In his premiere presentation of "From Abacus to iPhone to CrestaTV" at the Fenwick and West Conference Center on 2/17/'09, George Haber closes in on the nascent primacy of the moble desktop as an expression of user wants and needs as "the evolution of the user experience on the platform is what matters". Drawing a parallel to Moore's Law, Mr. Haber posits the lemma that "if something can be done in software, it will". He argues persuasively for software as the best (and most cost-effective) route to collect input in a world where communications standards evolve much more quickly than hardware can be replaced. The CrestaTech gamble is that "in the next step, all of the reception of radio signals, plus (in the future) the transmission of radio signals (which includes television), will be done in software". CrestaTV "brings together radio, tv, and GPS onto your notebook to create a universal media center on the go". You can multi-task with the internet and share radio based programs with your social network in a real-time bridge. "It is a region free device" because it automatically adapts to the ever-expanding array of emerging standards in the spectrum wherever you go. "It's like carrying a radio, a tv, a slingbox, a tivo, and a navigation device" on a chip in your computer.

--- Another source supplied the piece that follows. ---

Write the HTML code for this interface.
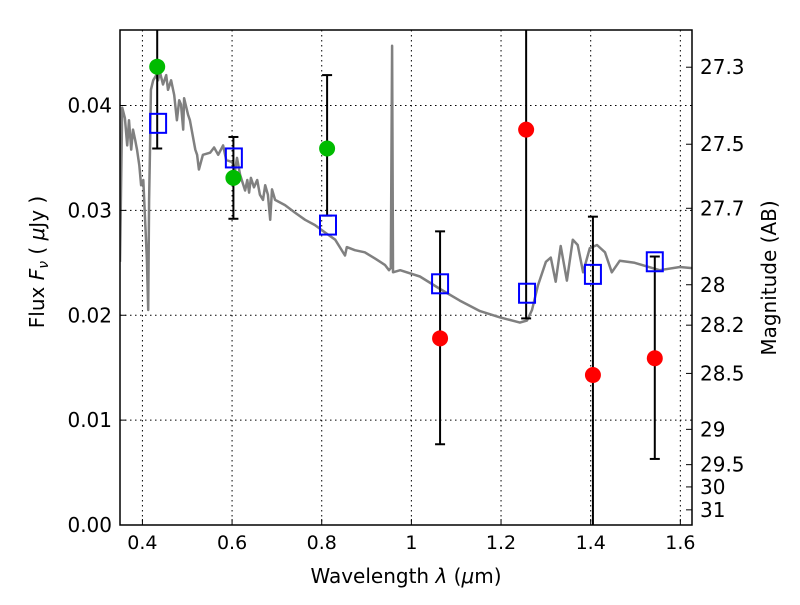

The chip is very inexpensive, and implements all of these services in an integrated interface that locates all signals (within 3 seconds) in a Google Maps display, from which you graphically select the signals that you want. He calls the system of RF transceiver adaptability "programmable broadband".
CrestaTV began in late in 2005 with a first round of $1.5 million. The second round was funded about a year later for approximately $5 million. The universal receiver was demonstrated at CES this year using most of the largest standards. Another 50 standards are in the process of inclusion, which will be implemented in round three.
This has stimulated more than a few of us to think about live mobile broadcasting.